Lese gerade das Buch Zeit der Zauberer. Wolfram Eilenberger
versucht hier in einer schönen Komposition die Existenzen Walter Benjamins, Ernst
Cassirers, Martin Heideggers und Ludwig Wittgensteins in ihrem Neben-, Zu- und
Gegeneinander zu begreifen. Erste Eindrücke in aller Kürze.
Erschreckend ist die Selbst-Zentriertheit, ja, die
In-Sich-Selbst-Verkrümmtheit, die sich insbesondere im Denken Benjamins,
Heideggers und Wittgensteins Ausdruck verschafft. Wenn Denken nichts anderes
ist als Äußerung des Selbst, wenn es nicht zugleich auch einen Beitrag leistet
zur Emanzipation vom Selbst, dann kann dieses Denken durchaus aufklären.

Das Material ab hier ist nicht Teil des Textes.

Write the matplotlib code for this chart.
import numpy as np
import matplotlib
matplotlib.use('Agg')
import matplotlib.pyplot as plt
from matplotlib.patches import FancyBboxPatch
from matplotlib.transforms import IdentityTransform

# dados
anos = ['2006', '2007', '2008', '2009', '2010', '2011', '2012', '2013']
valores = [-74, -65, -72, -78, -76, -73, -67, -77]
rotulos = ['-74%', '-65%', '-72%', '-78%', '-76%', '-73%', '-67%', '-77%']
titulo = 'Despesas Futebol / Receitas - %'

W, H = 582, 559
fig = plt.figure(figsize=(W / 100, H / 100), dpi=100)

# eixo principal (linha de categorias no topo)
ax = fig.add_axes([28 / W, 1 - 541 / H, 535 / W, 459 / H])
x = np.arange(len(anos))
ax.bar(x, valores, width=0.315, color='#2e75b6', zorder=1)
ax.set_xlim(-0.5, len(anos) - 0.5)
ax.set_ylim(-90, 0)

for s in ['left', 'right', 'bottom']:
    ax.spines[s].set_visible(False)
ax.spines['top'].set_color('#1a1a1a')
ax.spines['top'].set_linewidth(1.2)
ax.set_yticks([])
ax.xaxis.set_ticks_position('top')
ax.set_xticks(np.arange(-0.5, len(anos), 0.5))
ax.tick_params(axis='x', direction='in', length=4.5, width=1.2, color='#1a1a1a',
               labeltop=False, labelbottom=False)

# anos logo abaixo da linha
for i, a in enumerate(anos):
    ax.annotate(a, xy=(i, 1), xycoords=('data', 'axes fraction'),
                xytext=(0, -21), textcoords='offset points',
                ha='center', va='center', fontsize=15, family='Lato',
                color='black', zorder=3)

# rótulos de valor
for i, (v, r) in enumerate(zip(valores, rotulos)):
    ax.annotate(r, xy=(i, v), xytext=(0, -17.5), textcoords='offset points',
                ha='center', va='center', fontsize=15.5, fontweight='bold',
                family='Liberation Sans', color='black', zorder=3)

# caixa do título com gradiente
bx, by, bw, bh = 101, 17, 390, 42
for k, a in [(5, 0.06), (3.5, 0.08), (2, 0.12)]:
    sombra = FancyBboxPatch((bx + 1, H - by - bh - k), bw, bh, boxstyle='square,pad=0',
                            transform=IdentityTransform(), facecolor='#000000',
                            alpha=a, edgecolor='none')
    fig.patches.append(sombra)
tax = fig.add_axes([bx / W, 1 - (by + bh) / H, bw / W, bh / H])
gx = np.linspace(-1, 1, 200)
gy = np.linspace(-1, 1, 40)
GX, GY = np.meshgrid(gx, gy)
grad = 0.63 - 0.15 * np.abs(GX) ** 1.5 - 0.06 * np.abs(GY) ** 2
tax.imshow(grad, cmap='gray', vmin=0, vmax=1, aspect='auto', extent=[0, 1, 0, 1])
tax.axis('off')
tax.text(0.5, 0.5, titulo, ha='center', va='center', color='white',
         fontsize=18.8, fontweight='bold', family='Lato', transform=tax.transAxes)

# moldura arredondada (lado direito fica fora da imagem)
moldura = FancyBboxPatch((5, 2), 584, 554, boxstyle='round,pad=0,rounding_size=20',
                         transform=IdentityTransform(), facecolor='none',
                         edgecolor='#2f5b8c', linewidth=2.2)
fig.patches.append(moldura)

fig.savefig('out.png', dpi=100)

Befreien kann es nicht. Es wird vielmehr zur Gefahr für die Freiheit.
Für Wittgenstein empfinde ich ein besonderes Erbarmen. Seine
Lebenspraxis demonstriert in radikaler Weise einen der möglichen Auswege, auf den
die unvermeidliche und unhintergehbare Grenzziehung des Tractatus
logico-philosophicus zutreiben kann: religiöse Mystik, weltflüchtige Askese,
verbissene Moralität. Ein trauriges Beispiel für das Ende der
Freiheit durch Aufklärung.
Bei Cassirer sehe ich mich in meiner Selbstentlastung bestätigt
(zu Nr. 419): Ein verändertes Denken (und damit eine veränderte kulturelle Praxis)
braucht keine neue Sprache, kein neues Symbolsystem. Letztlich ist es
gleichgültig, welche Begriffe wir verwenden und in welcher Weise wir Begriffe
verbinden. Entscheidend ist die Interpretation von Wirklichkeit, die sich in
Sprache Ausdruck verschafft. Gleiche oder zumindest ähnliche Interpretationen
können in ganz unterschiedlichen Sprachen in Erscheinung treten. Und hinter
einer vermeintlich gleichen Sprache können sich ganz unterschiedliche
Interpretationen von Wirklichkeit verbergen. Die Frage eines veränderten
Denkens und einer veränderten Praxis lautet also nicht: Wie neu sprechen?
Sondern: Wie neu interpretieren? Damit müssen wir uns aber zugleich von jedem
sprachumkonstruktivistischen Idealismus verabschieden. Zweifellos haben
Interpretationen auch etwas mit Sprache zu tun. Sie werden auch durch Sprache gebildet
und sie lassen sich in Sprache fassen. Zum großen, wohl zum überwiegenden Teil
sind sie jedoch dem Zugriff und dem Ausdruck durch Sprache entzogen.
Interpretationen sind, so seltsam dies erscheinen mag, vor allem vor- und außersprachlicher
Natur – und damit weitgehend unverfügbar. Nicht zuletzt politisch.